Scan the lines below; pull out those with "React".

==================================================

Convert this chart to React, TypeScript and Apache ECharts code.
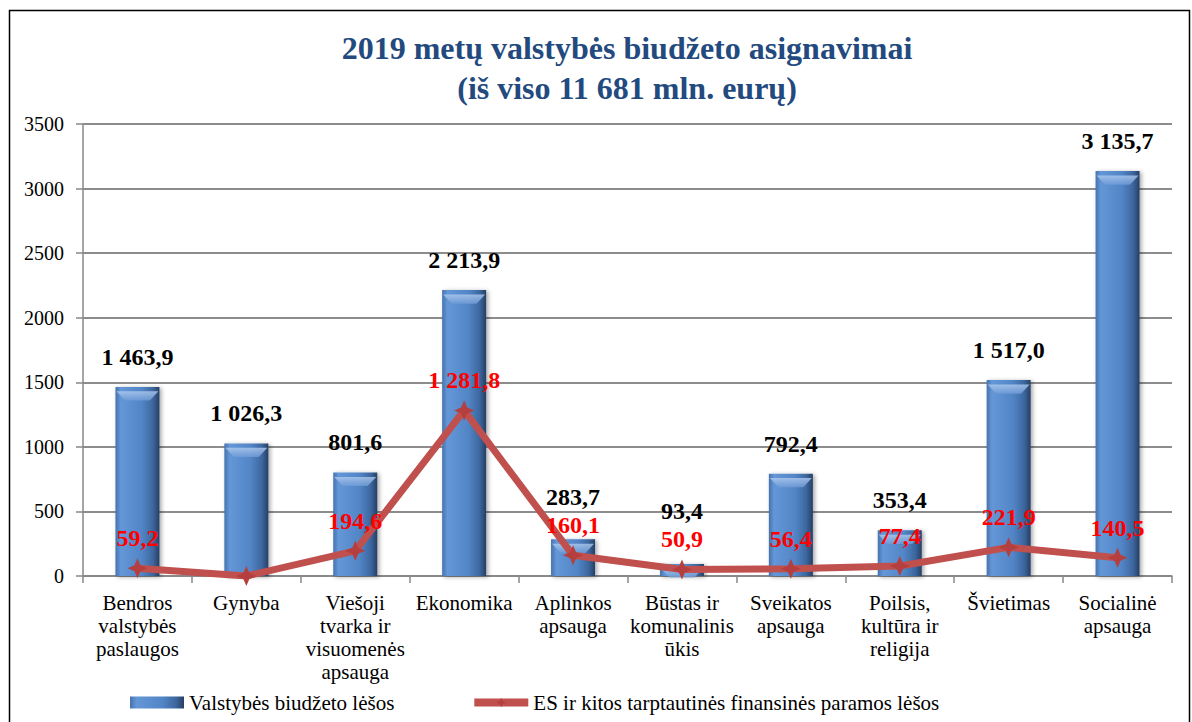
import React, { useEffect, useRef } from "react";
import * as echarts from "echarts";

const categories = [
  "Bendros\nvalstybės\npaslaugos",
  "Gynyba",
  "Viešoji\ntvarka ir\nvisuomenės\napsauga",
  "Ekonomika",
  "Aplinkos\napsauga",
  "Būstas ir\nkomunalinis\nūkis",
  "Sveikatos\napsauga",
  "Poilsis,\nkultūra ir\nreligija",
  "Švietimas",
  "Socialinė\napsauga",
];
const budgetValues = [1463.9, 1026.3, 801.6, 2213.9, 283.7, 93.4, 792.4, 353.4, 1517.0, 3135.7];
const euValues = [59.2, 0, 194.6, 1281.8, 160.1, 50.9, 56.4, 77.4, 221.9, 140.5];
const seriesNames = ["Valstybės biudžeto lėšos", "ES ir kitos tarptautinės finansinės paramos lėšos"];
const titleText = "2019 metų valstybės biudžeto asignavimai\n(iš viso 11 681 mln. eurų)";

const fmt = (v: number) => {
  if (!v) return "";
  const [i, d] = v.toFixed(1).split(".");
  return i.replace(/\B(?=(\d{3})+(?!\d))/g, " ") + "," + d;
};

const SERIF = "Liberation Serif";
const LINE_LABEL_DIST = 8;
const LINE_SYMBOL = 20;
const LABEL_FONT = 24;

export default function App() {
  const ref = useRef<HTMLDivElement>(null);
  useEffect(() => {
    if (!ref.current) return;
    const chart = echarts.init(ref.current, null, { renderer: "svg" });
    const barGrad = new echarts.graphic.LinearGradient(0, 0, 1, 0, [
      { offset: 0, color: "#4572ac" },
      { offset: 0.12, color: "#6497d8" },
      { offset: 0.6, color: "#5285c6" },
      { offset: 0.85, color: "#3d679f" },
      { offset: 1, color: "#263f63" },
    ]);
    const bevelGrad = new echarts.graphic.LinearGradient(0, 0, 0, 1, [
      { offset: 0, color: "#b0cbef" },
      { offset: 1, color: "#6f9bd6" },
    ]);
    chart.setOption({
      animation: false,
      backgroundColor: "#ffffff",
      textStyle: { fontFamily: SERIF },
      title: {
        text: titleText,
        left: 622,
        textAlign: "center",
        top: 23,
        textStyle: {
          fontFamily: SERIF,
          fontWeight: "bold",
          fontSize: 32,
          color: "#234a7e",
          lineHeight: 40,
        },
      },
      graphic: [
        {
          type: "rect",
          shape: { x: 9.5, y: 10.5, width: 1180, height: 740 },
          style: { fill: "none", stroke: "#000", lineWidth: 1.5 },
          silent: true,
        },
      ],
      legend: {
        bottom: 4,
        left: 125,
        itemGap: 76,
        itemWidth: 54,
        itemHeight: 12,
        lineStyle: { width: 8 },
        textStyle: { fontFamily: SERIF, fontSize: 21, color: "#000" },
        data: [
          { name: seriesNames[0], icon: "rect" },
          { name: seriesNames[1] },
        ],
      },
      grid: { left: 83, right: 20, top: 124, bottom: 146 },
      xAxis: {
        type: "category",
        data: categories,
        axisLine: { lineStyle: { color: "#888", width: 1.5 } },
        axisTick: { show: true, length: 7, lineStyle: { color: "#888", width: 1.5 } },
        axisLabel: {
          interval: 0,
          fontFamily: SERIF,
          fontSize: 21,
          color: "#000",
          lineHeight: 23,
          margin: 15,
        },
      },
      yAxis: {
        type: "value",
        min: 0,
        max: 3500,
        interval: 500,
        axisLine: { show: true, lineStyle: { color: "#888", width: 1.5 } },
        axisTick: { show: true, length: 7, lineStyle: { color: "#888", width: 1.5 } },
        splitLine: { lineStyle: { color: "#8c8c8c", width: 1.8 } },
        axisLabel: {
          fontFamily: SERIF,
          fontSize: 20,
          color: "#000",
          margin: 19,
          formatter: (v: number) => String(v),
        },
      },
      series: [
        {
          name: seriesNames[0],
          type: "bar",
          data: budgetValues,
          barWidth: 44,
          itemStyle: {
            color: barGrad,
            shadowColor: "rgba(0,0,0,0.35)",
            shadowBlur: 4,
            shadowOffsetX: 2,
            shadowOffsetY: 1,
          },
          label: {
            show: true,
            position: "top",
            distance: 18,
            formatter: (p: any) => fmt(p.value),
            fontFamily: SERIF,
            fontWeight: "bold",
            fontSize: LABEL_FONT,
            color: "#000",
          },
          labelLayout: (params: any) => {
            const i = params.dataIndex;
            const ev = euValues[i];
            if (!ev) return {};
            const pt = chart.convertToPixel({ seriesIndex: 2 }, [i, ev]) as number[];
            if (!pt) return {};
            const lineLabelTop = pt[1] - LINE_SYMBOL / 2 - LINE_LABEL_DIST - 26;
            const bottom = params.labelRect.y + params.labelRect.height;
            return { dy: Math.min(0, lineLabelTop - 2 - bottom) };
          },
        },
        {
          name: "bevel",
          type: "pictorialBar",
          data: budgetValues,
          symbol: "path://M0,0 L44,0 L35,9 L9,9 Z",
          symbolSize: [42, 9],
          symbolPosition: "end",
          symbolOffset: [0, "50%"],
          itemStyle: { color: bevelGrad, opacity: 0.8 },
          silent: true,
          z: 3,
        },
        {
          name: seriesNames[1],
          type: "line",
          data: euValues,
          symbol: "path://M0,-10 L3,-3 L10,0 L3,3 L0,10 L-3,3 L-10,0 L-3,-3 Z",
          symbolSize: LINE_SYMBOL,
          showAllSymbol: true,
          lineStyle: { color: "#c0504d", width: 7 },
          itemStyle: { color: "#b53e3e" },
          label: {
            show: true,
            position: "top",
            distance: LINE_LABEL_DIST,
            formatter: (p: any) => fmt(p.value),
            fontFamily: SERIF,
            fontWeight: "bold",
            fontSize: LABEL_FONT,
            color: "#ff0000",
          },
          z: 5,
        },
      ],
    });
    return () => chart.dispose();
  }, []);
  return (
    <div
      ref={ref}
      style={{ position: "fixed", left: 0, top: 0, width: 1192, height: 722 }}
    />
  );
}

==================================================

* _Written answer_
Convert this chart to React, TypeScript and Apache ECharts code.
import React, { useEffect, useRef } from "react";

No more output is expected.